Em viagem aérea, olhava pela janela e tentava em vão separar os limites entre o que seria o céu e onde começava o mar. “A terra é Azul.” Uma coisa só, vista a uma altura dez mil metros, e passei a compreender melhor a imagem dos versos de Fernando Pessoa quando recorta na exatidão de uma metáfora: “Deus ao mar o perigo e o abismo deu – mas nele é que espelhou os céus.” O mural, no edifício SALMAR – de Marlene Galvão, em dimensões de um aquário gigantesco, reflete as luzes pinceladas em púrpuras,verdes, azuis, amarelos… por linhas que mostram e escondem formas marinhas de todas as espécies inimagináveis: num recorte de metonímias de barbatanas, caldas, arestas de estrelas, coroas de tentáculos. E nestas linhas sinuosas de volveres há a fina tecitura de equilíbrio, de pureza e serenidades que se inaugura o estilo permanente e perene da artista.
As formas convergem para a tranquilidade de uma imagem que lembra um peixe de múltiplas faces, criado à semelhança das ideias e do traço da geometria plana e flutuante de Marlene. Ele baila na imensidão das luzes cintilantes, cortadas por feixes de luzes que se desprendem em tantas outras luzes, refletindo e refratando a realidade desenhada sob blocos de azulejos, que são em si pequenos outros aquários, que se movimentam junto ao aquário maior; oceano de criações, visões aquosas da fauna e da flora marinha. As barbatanas, também velas das jangadas que cortam os nossos mares do nordeste – tornam essa composição flutuante e nos lembram mais uma vez dos versos do poeta: “navegar é preciso.”

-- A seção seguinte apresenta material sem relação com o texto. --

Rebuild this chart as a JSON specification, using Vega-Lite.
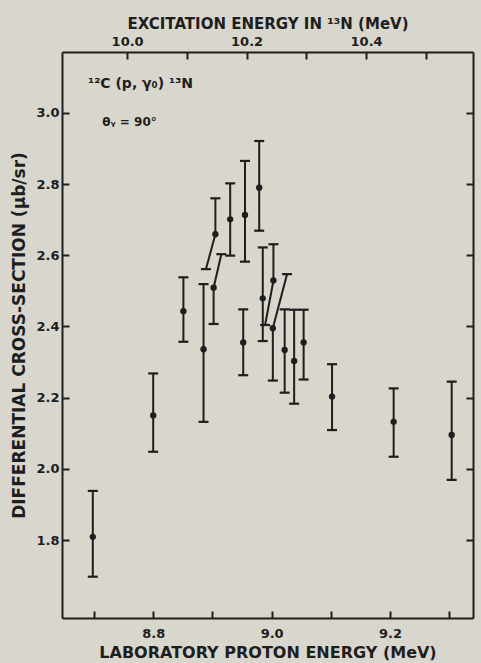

Sigo adiante na correnteza dos sonhos de Marlene Galvão e me vejo em mares de primaveras, pelo colorido em tons de rosa que se desprendem dos tentáculos das medusas; celebro os verdes das algas e suas cabeleiras que se vão ao sabor das correntezas; sigo junto com as arraias, presa as suas caudas delgadasem seus nados de ondulações. Deslizo sobre a superfície lisa e eterna desse cardume de cores em linhas horizontais, curvas, verticais, mistas, retas, diagonais, aspirais, sinuosas, inclinadas, em pontilhado, em traços e pontos… Olho mais uma vez os quatro cantos, e em todos eles o mar colore o horizonte de algas, recifes, corais. Viva a canção oceânica neste mural inaugural de Marlene Galvão e do poder simbólico da sua data de criação: 69 – “Um pequeno passo para um homem, um salto gigantesco para a humanidade.”